MALE: The former Maldives president on Sunday vowed sweeping reforms and an end to government corruption after leading his party to a record landslide victory just five months since returning from exile.
Mohamed Nasheed, 51, made a dramatic return to the top of the national parliament, with his Maldivian Democratic Party (MDP) securing more than two-thirds in the 87-member assembly.
Nasheed promised to use his party’s mandate to usher in a new era of stability and democracy in the Indian Ocean archipelago as it emerges from years of strongman rule, political crises and corruption scandals miring the government and judiciary.
“Our foremost duty is to bring peace to the government”, Nasheed told supporters in the capital Male on Sunday.

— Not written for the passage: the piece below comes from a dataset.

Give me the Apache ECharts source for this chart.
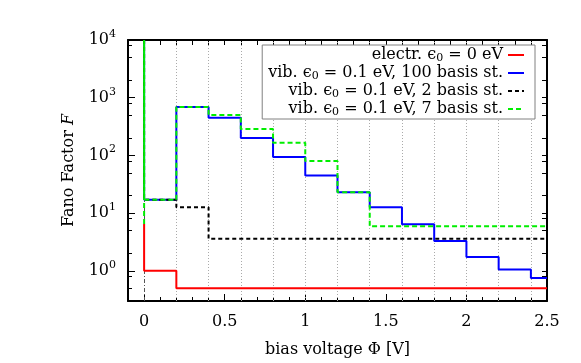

Provisional results from the Elections Commission showed Nasheed’s party won 68 seats with the Jamhooree Party a distant second, securing just seven.

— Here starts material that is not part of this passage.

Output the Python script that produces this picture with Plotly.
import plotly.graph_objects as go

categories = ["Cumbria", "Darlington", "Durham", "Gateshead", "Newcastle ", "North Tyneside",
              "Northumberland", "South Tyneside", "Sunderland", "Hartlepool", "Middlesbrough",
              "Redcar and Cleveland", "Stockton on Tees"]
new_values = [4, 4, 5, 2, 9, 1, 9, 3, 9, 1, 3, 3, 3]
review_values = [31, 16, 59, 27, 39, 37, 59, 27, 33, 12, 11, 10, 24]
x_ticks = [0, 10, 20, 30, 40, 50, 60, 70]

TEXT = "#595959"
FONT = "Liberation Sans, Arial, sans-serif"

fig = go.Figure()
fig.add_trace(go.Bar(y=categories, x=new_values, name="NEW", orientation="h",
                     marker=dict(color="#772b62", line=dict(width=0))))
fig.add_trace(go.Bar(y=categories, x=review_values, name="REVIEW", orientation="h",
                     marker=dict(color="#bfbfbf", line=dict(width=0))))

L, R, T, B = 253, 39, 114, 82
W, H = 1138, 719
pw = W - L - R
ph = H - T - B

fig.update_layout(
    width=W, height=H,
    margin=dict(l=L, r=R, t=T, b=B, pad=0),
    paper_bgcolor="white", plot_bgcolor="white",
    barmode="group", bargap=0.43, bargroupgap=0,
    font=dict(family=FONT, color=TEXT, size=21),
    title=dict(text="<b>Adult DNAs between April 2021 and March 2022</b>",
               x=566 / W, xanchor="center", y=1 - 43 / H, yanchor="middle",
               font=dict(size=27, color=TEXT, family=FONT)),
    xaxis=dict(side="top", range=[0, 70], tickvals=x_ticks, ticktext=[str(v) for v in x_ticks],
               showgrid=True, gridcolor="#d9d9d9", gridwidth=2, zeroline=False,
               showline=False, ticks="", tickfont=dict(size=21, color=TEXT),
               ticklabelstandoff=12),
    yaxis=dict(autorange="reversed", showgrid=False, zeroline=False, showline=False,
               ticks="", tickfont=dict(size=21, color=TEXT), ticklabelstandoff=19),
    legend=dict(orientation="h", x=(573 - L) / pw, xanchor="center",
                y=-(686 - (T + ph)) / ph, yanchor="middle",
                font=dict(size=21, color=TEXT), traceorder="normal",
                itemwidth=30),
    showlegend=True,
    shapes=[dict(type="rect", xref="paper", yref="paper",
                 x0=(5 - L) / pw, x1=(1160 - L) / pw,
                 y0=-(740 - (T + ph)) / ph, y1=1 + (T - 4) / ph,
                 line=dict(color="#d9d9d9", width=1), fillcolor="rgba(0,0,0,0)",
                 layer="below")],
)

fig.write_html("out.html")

The party of former strongman president Abudulla Yameen trailed with only four.
Nasheed’s comprehensive victory was another rebuke for his arch-rival Yameen, who was dumped in a shock election defeat in September under a cloud of corruption and embezzlement allegations.
Yameen did not run, but his party — the Progressive Party of Maldives — finished in third. The remaining seats were collected by minor parties and independents.

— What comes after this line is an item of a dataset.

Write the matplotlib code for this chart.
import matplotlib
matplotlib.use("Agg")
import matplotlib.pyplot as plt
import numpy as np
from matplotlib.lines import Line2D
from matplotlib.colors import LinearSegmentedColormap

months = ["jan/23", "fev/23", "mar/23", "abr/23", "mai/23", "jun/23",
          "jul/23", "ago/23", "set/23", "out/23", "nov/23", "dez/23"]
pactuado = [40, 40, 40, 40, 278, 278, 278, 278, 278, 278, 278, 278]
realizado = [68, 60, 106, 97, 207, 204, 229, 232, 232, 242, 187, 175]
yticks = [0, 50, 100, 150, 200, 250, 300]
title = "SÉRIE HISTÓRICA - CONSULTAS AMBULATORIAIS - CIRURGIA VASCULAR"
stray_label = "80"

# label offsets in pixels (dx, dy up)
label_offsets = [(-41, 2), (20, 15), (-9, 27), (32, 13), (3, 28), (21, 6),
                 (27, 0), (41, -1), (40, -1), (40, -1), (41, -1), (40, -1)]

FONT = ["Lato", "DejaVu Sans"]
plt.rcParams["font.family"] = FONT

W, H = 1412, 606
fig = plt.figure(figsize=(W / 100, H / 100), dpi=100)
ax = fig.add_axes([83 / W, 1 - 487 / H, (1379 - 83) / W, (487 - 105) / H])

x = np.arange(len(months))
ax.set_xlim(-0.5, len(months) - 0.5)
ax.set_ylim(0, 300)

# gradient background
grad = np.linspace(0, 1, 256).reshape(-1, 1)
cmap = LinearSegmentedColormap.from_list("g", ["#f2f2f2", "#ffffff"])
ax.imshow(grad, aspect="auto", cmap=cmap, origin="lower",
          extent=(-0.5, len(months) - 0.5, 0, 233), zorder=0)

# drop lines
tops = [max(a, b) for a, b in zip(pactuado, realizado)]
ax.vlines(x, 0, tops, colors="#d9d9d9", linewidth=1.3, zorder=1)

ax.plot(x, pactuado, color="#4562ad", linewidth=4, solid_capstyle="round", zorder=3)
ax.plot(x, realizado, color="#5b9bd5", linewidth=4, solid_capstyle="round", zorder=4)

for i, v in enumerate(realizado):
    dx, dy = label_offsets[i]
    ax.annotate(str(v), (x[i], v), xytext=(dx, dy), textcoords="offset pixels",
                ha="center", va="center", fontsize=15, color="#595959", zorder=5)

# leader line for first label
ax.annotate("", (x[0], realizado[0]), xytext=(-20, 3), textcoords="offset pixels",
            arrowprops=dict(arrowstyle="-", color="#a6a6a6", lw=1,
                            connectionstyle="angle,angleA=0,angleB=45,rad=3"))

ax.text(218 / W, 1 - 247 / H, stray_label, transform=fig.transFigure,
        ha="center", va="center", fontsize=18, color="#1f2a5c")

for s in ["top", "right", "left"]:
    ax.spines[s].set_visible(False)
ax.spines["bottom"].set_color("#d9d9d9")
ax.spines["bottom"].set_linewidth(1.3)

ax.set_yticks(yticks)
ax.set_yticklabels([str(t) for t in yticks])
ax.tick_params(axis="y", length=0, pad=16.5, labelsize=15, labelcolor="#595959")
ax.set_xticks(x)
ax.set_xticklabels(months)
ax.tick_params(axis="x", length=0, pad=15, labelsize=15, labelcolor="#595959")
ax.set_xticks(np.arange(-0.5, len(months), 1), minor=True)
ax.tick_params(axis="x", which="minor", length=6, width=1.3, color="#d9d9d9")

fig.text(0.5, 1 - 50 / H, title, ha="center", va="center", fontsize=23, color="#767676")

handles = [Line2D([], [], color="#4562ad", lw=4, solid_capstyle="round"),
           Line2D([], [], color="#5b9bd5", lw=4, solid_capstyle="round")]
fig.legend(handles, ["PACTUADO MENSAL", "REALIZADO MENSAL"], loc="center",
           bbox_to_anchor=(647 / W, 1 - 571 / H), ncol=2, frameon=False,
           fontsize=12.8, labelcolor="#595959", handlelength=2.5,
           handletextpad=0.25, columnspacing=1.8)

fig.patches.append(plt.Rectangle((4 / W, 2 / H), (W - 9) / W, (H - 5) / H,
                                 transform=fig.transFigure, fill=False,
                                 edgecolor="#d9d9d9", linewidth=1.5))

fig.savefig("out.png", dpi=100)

Nasheed was barred from running in the presidential election but his former deputy, President Ibrahim Mohamed Solih, emerged triumphant over Yameen.
The former leader declared the days of “Rolex watches and Kohinoor are over”, referring to high-profile scandals in the Maldives where MPs have allegedly been bought with luxury gifts, including gems.
“The parliament you have elected today possesses integrity,” said Nasheed, who won a seat in the People’s Majlis, or parliament representing a constituency in the capital Male.
“You desired to reform the general well-being of the nation… Hopefully we will succeed in fulfilling your wishes.”
Nasheed also vowed to transform the Maldives, a popular honeymoon destination home to 340,000 Sunni Muslims, into a parliamentary democracy.
An executive presidential system was adopted under political reforms in 2008, when dictator Maumoon Abdul Gayoom stood down after 30 years in power.
Two of Gayoom’s children contested this poll, but only one was successful in winning a seat.
As the results trickled in Saturday, and Nasheed’s victory was clearly within grasp, the dogged political veteran declared the Maldives was heading for “a golden yellow dawn”. Yellow is the colour of his party.
Election officials estimated the final turnout to be 80 percent, less than the September presidential election but a record for a parliamentary poll. The official final results are expected later.
President Solih, who has promised to investigate corruption allegations against Yameen, thanked voters for delivering “a huge majority” for the MDP.
“While we celebrate, we must also not forget the immense challenges that lie ahead of us,” he said in a statement.
Election commissioner Ahmed Shareef told reporters there had been no complaints of irregularities in the run up to the vote, during balloting or at the count.
The thumping MDP victory caps a remarkable comeback for Nasheed, who until November was a fugitive in exile.
Nasheed was sentenced to 13 years prison in 2015 but left the Maldives a year later, after being granted prison leave for medical treatment in Britain.
The charges were dropped by the Supreme Court after Solih toppled Yameen, with judges saying there was no basis for the charges.
International rights groups had decried the terrorism conviction, imposed while Yameen was in power, as politically motivated and unjustified.
The Maldives was on the verge of being slapped with Western-led sanctions before Solih won the presidential election on a pledge to end corruption in the country, best known for its luxury tourism.
Nasheed has also opposed heavy borrowing from China under Yameen’s administration, accusing the former strongman of mortgaging the island paradise to Beijing for infrastructure projects.